Há uma associação óbvia com o musical Dançando no Escuro (2000), filme de Von Trier vencedor da Palma de Ouro naquela edição de Cannes. Ambos revelam a hipocrisia e a perversão assustadoras de pessoas aparentemente boas. São dois exemplos de “o homem lobo do homem”, teoria do filósofo Thomas Hobbes, pela visão de um diretor que, em outros tempos, preocupava-se mais em solidificar o Dogma 95 do que em fazer um grande filme.

O movimento de simplicidade absoluta não vingou, mas Von Trier sim. Dogville é hoje o resultado de tudo que o inspirou ao longo dos anos, inclusive o antiamericanismo – mas somente pelo fato de ter colocado Dogville em meio às Montanhas Rochosas. Do Dogma, restou a inventividade para criar o cenário da cidade, que expõe toda a pobreza e a dificuldade da comunidade de Dogville e, assim, não condená-la de imediato. E é por isso que o cenário não existe. Há apenas marcações no chão e poucos objetos, como se fosse um espetáculo teatral de baixíssimo orçamento.

A sensação, para o espectador, é semelhante à provocada por um livro. Cria-se no imaginário de cada um como são aquelas paredes que faltam, ou como é o cachorro que late etc. Não por acaso, a narrativa é quase literária, conduzida por um off com a voz de John Hurt. O filme é dividido em capítulos e iniciado por um prólogo, que se encarrega da identificação dos personagens.

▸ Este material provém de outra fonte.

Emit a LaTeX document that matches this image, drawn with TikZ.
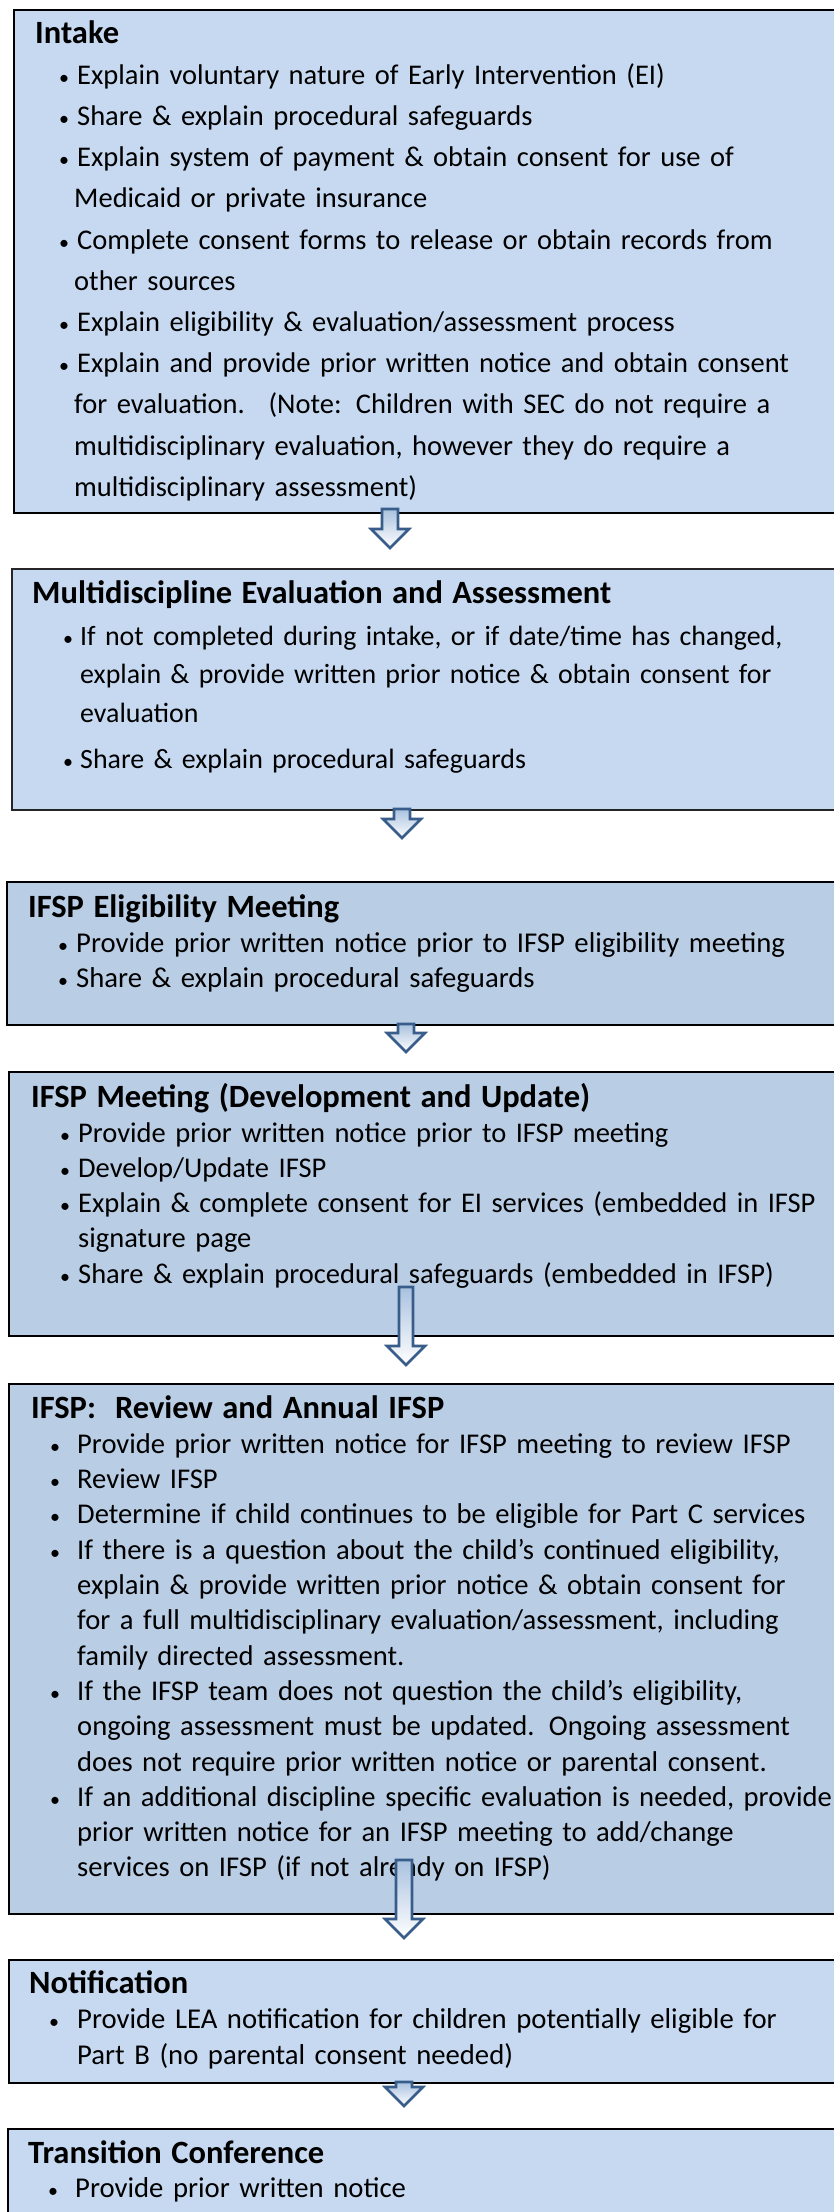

Nicole – A beldade Nicole Kidman entra em cena para dar início à ação. Ela é Grace, uma mulher misteriosa que vai parar em Dogville quando foge de gângsteres. Convencidos pelo intelectual local, Thomas (Paul Bettany), a dúzia de moradores da vila resolve acolhê-la em troca de pequenos favores. No começo, esses serviços nem existem, mas pela insistência de Grace, que quer ser útil para compensar o risco pelo qual passam, os moradores aceitam que ela ajude em algumas tarefas rotineiras.

No entanto, a constante aparição da polícia e dos criminosos à procura de Grace deixa algumas pessoas aflitas. Expulsá-la está fora de cogitação, pois todos se acostumaram a usufruir de seus serviços. A solução é aumentar sua carga horária. E, à medida em que percebem o poder que exercem sobre a moça, começam a escravizá-la. São despertados todos os tipos de pulsões até então desconhecidos dessa comunidade paupérrima – da cobiça ao desejo sexual, do egoísmo ao sadismo. Só Von Trier poderia fazer um filme assim. Ainda bem que o fez.